*WHAT THE TASK ASKS:*
Repeat exactly the lines running from the first line of the data to the line containing "from bokeh.resources import INLINE", both ends included, and nothing else; drop the pictures.

[start of COLLECTED DATA]

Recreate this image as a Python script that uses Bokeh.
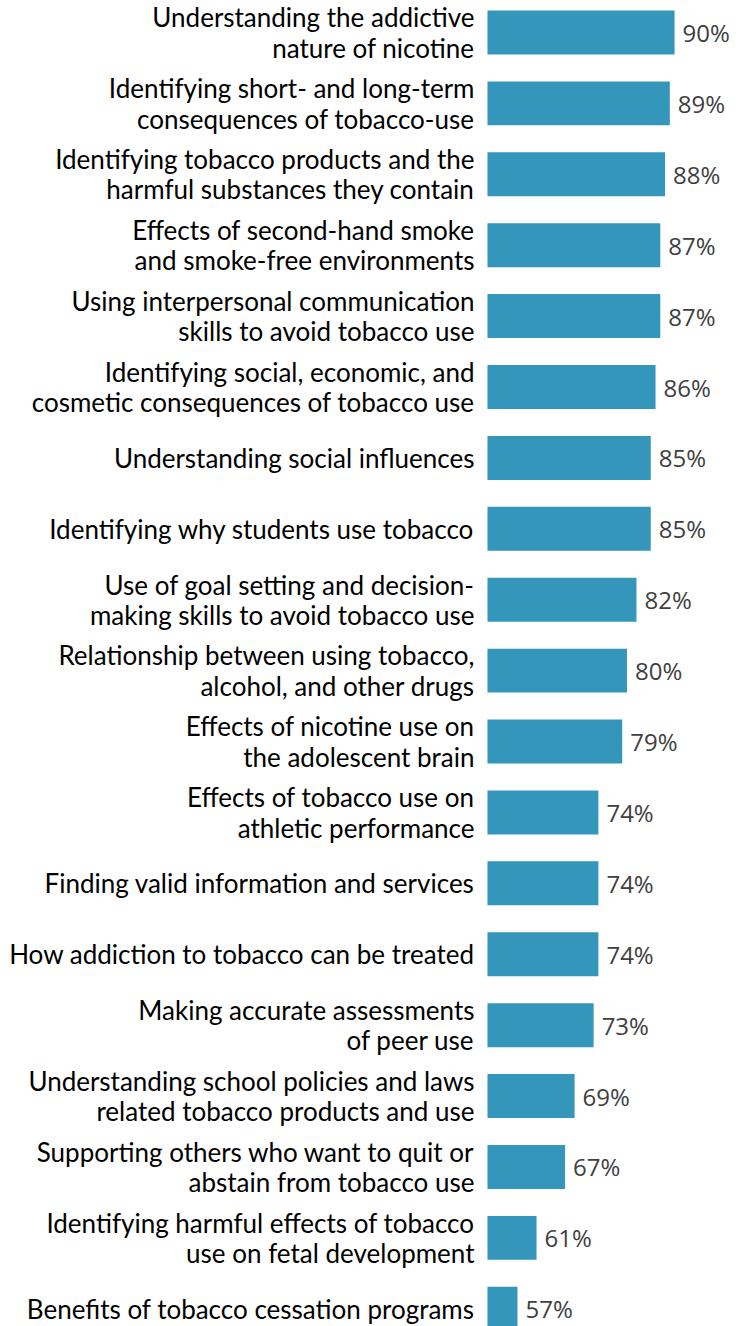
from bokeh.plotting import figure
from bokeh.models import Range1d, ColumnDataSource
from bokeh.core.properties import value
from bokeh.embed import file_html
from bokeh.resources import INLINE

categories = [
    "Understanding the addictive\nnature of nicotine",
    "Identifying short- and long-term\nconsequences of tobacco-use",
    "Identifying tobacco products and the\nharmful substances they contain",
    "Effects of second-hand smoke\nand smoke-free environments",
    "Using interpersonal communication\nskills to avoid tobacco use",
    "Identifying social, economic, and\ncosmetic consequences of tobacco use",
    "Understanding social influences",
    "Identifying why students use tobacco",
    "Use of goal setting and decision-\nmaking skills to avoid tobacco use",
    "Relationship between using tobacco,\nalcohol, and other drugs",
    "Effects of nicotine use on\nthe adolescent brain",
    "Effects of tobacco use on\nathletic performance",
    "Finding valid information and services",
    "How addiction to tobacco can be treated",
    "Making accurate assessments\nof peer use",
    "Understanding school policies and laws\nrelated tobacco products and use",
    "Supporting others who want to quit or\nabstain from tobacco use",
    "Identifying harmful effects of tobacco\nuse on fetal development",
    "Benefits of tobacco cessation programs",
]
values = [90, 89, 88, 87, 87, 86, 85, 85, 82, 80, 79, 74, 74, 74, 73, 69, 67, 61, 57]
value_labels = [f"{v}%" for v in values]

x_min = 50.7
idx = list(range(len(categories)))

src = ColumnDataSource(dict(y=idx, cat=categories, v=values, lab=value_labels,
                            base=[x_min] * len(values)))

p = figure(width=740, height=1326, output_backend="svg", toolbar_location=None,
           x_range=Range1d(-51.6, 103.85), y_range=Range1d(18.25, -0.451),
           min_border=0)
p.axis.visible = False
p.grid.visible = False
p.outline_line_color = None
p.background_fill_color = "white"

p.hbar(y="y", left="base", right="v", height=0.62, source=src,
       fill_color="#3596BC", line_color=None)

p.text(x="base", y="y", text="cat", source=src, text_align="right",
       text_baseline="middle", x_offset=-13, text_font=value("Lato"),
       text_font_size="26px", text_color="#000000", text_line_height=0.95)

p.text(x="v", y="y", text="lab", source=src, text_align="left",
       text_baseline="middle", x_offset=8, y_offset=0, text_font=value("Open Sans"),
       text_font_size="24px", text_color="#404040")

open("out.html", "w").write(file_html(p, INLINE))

[end of COLLECTED DATA]

*THE SOLUTION:*
Recreate this image as a Python script that uses Bokeh.
from bokeh.plotting import figure
from bokeh.models import Range1d, ColumnDataSource
from bokeh.core.properties import value
from bokeh.embed import file_html
from bokeh.resources import INLINE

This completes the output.